“Allah döşek ölümü versin” der büyükler. Kendi evlerinde, kendi yataklarında huzur içinde ölmek isterler. “Güzel ölmenin” karşılığı budur onların sözlüğünde. Ölmenin de güzeli olur mu, olur. Ölüm kültürü bu toprakların en çok geliştirdiği, beslediği kültürdür. Ölenin ayakkabısı kapı önüne konulur ki birileri alsın da giysin. Giysileri yoksullara dağıtılır. Bakıldıkça insanın içini acıtan eşyalar başkalarını sevindirir.
Düğünle cenazenin birlikteliği Bilge Köyündeki katliamdan önce yerleşmiştir alt bilincimize. Belki de bundandır, en acıklı uzun havaların sonuna oynak havaların bağlanması. Ağız tadıyla ağlayamaz yurdum insanı. Ağlatmazlar.

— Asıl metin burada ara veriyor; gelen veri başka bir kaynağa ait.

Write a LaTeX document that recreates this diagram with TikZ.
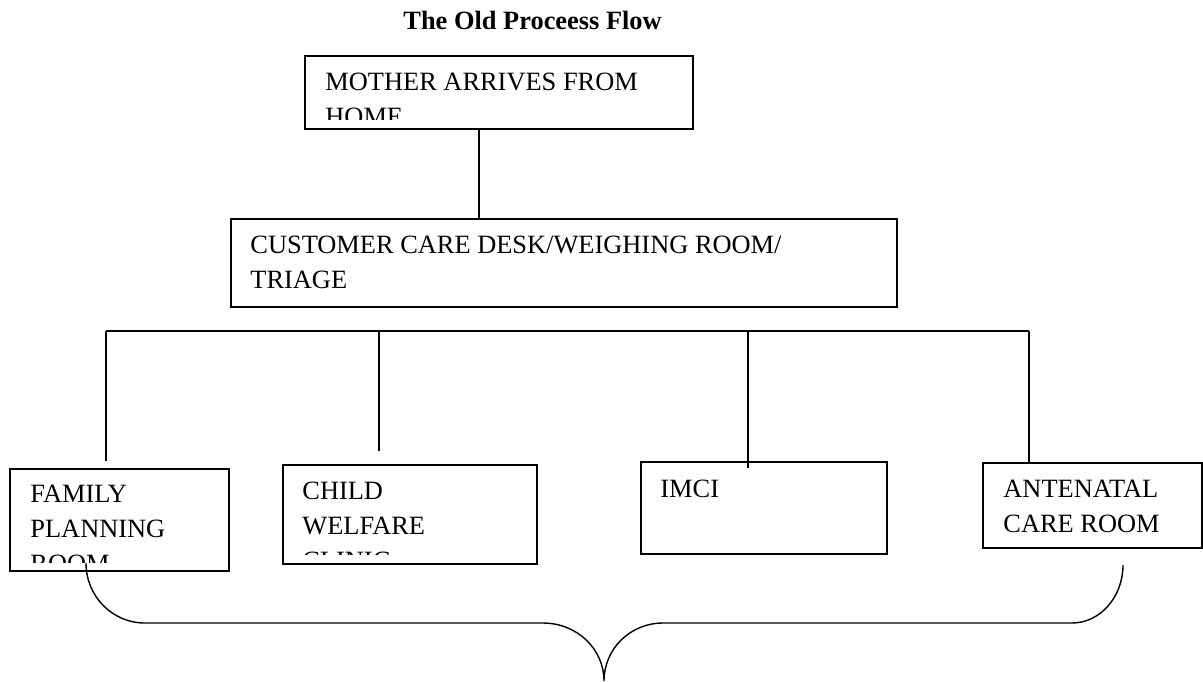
\documentclass[tikz,border=0pt]{standalone}
\usepackage{fontspec}
\setmainfont{Liberation Serif}
\usetikzlibrary{positioning, fit, calc}

\begin{document}
\begin{tikzpicture}[x=0.5pt, y=-0.5pt]
  \tikzstyle{block} = [rectangle, draw=black, line width=1pt, inner sep=0pt]
  \tikzstyle{blocktext} = [anchor=base west, inner sep=0pt, align=left, font=\fontsize{13.2}{17.5}\selectfont]
  \tikzstyle{link} = [line width=0.8pt]
  \useasboundingbox (0,0) rectangle (1203,681);
  \node (title) [blocktext, font=\fontsize{13.2}{17.5}\selectfont\bfseries] at (403,29) {The Old Proceess Flow};
  % boxes
  \node (home) [block, fit={(305,56) (693,129)}] {};
  \node (care) [block, fit={(231,219) (897,307)}] {};
  \node (fam) [block, fit={(10,469) (229,571)}] {};
  \node (child) [block, fit={(283,465) (537,564)}] {};
  \node (imci) [block, fit={(641,462) (887,554)}] {};
  \node (ante) [block, fit={(983,463) (1202,548)}] {};
  % texts (base = last line)
  \begin{scope}
    \clip (home.north west) rectangle ([yshift=5.5pt]home.south east);
    \node (hometext) [blocktext] at ([xshift=10.5pt, yshift=-35pt]home.north west) {MOTHER ARRIVES FROM\\HOME};
  \end{scope}
  \node (caretext) [blocktext] at ([xshift=10pt, yshift=-35pt]care.north west) {CUSTOMER CARE DESK/WEIGHING ROOM/\\TRIAGE};
  \begin{scope}
    \clip (fam.north west) rectangle ([yshift=5pt]fam.south east);
    \node (famtext) [blocktext] at ([xshift=10.5pt, yshift=-52pt]fam.north west) {FAMILY\\PLANNING\\ROOM};
  \end{scope}
  \begin{scope}
    \clip (child.north west) rectangle ([yshift=5.5pt]child.south east);
    \node (childtext) [blocktext] at ([xshift=10pt, yshift=-52.5pt]child.north west) {CHILD\\WELFARE\\CLINIC};
  \end{scope}
  \node (imcitext) [blocktext] at ([xshift=10pt, yshift=-18pt]imci.north west) {IMCI};
  \node (antetext) [blocktext] at ([xshift=10.5pt, yshift=-35pt]ante.north west) {ANTENATAL\\CARE ROOM};
  % connectors
  \coordinate (jhome) at (479,129);
  \coordinate (jfam) at (106,331);
  \coordinate (jchild) at (379,331);
  \coordinate (jimci) at (748,331);
  \coordinate (jante) at (1029,331);
  \draw[link] (jhome) -- (jhome |- care.north);
  \draw[link] (jfam) -- (jante);
  \draw[link] (jfam) -- ([yshift=3.5pt]jfam |- fam.north);
  \draw[link] (jchild) -- ([yshift=6.5pt]jchild |- child.north);
  \draw[link] (jimci) -- ([yshift=-3.5pt]jimci |- imci.north);
  \draw[link] (jante) -- (jante |- ante.north);
  % brace
  \coordinate (bl) at (86,563);
  \coordinate (bm) at (604,681);
  \coordinate (br) at (1123,565);
  \draw[line width=0.7pt] (bl) .. controls (86,596) and (112,623) .. (145,623) -- (543,623)
    .. controls (577,623) and (604,649) .. (bm) .. controls (604,649) and (630,623) .. (663,623)
    -- (1072,623) .. controls (1100,623) and (1123,597) .. (br);
\end{tikzpicture}
\end{document}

Hemen unutsun isterler ki hesap sorulmasın. Üzerinden zaman aşınca dağlanır acılar, ateşin düştüğü yerdeki o son mum ölene kadar yanar. Hafif ve kısa bir şey olan hayat, ağırlaştıkça ağırlaşır. Güzel ölenlerin yalnız ülkesinde, bu yangın yerinde yaşamayı görev bilen itfaiye erleri bir otele doldurulur, halkın acılarıyla yakılmış türküler ekinlerin tınazına savrulur. “Neden hep boş bir bardağa yüksünmeden boynun eğer bir sürahi?” diye soran şair ölür, bir bardak suya hasret.
Zonguldak’ta enkaz altında kalıp da cesetlerine dahi ulaşılamayan madenciler güzel ölmüş olurlar. Sonuçta parça parça olmamışlardır, yanmamışlardır. Bu ülkede beklenenden çok daha iyi koşullarda ölmüşlerdir.
Öldükten sonra kendini yaktırmak isteyen senaristin ölümü şanlı tarihlerine halel getirdiğinden “o kadın öldü” diye verilir. Bütün ülke canlı cesetlerle dolmuştur ama olsun. Beden üzerindeki hakimiyetleri bitmez. Krematoryumun yöneticileri kimi yakacaklarına kendileri karar vermek ister.
Eski kelimelere yeni anlamlar yüklemek acıyı hafifletmez, şair olmak da yetmez dayanmak için. Urfa’da mezar taşlarına ölenlerin neden öldükleri ile ilgili resimler yapılır. Kan davasını arttırdığından yasaklanması gündemdedir. Can davası zaman aşımına uğratılır. Yobazlığın resmi yapılamaz bir mezar taşına.
Fahrenheit 451 filmi bir kara ütopyayı anlatır. Filmdeki itfaiye erleri yangın söndürmekle değil, kitapları yakmakla görevlidirler. Fantastik bir filmin fersah fersah üstünde bir senaryo gerçeğe dönüşür. Filmde kitaplar yakılınca ayrı bir yaşam adası yaratıp hepsi birer kitap olur insanlar. Darbe öncesinde evinde yakalanmasın diye kendi kitaplarını banyo sobalarında yakanlar, ya da denize atanlar da ayrı birer kitap oldular.
Gayri kafi milli hafıza bu kez unutmaz belki de. İtfaiye erleri büyük yangını söndürür. Yanarak ölenlerin yok ülkesi, gerçek olur bir gün. Bir gün mezar taşlarımıza “mutluluktan öldüler”in resmi yapılır. Ayakta alkışlanıp da kulise giderken devam eden alkışı karşılamak için sahneye dönen sanatçının yüzündeki gülümseme şeklinde olur belki o resim. O zaman güzel ölürüz.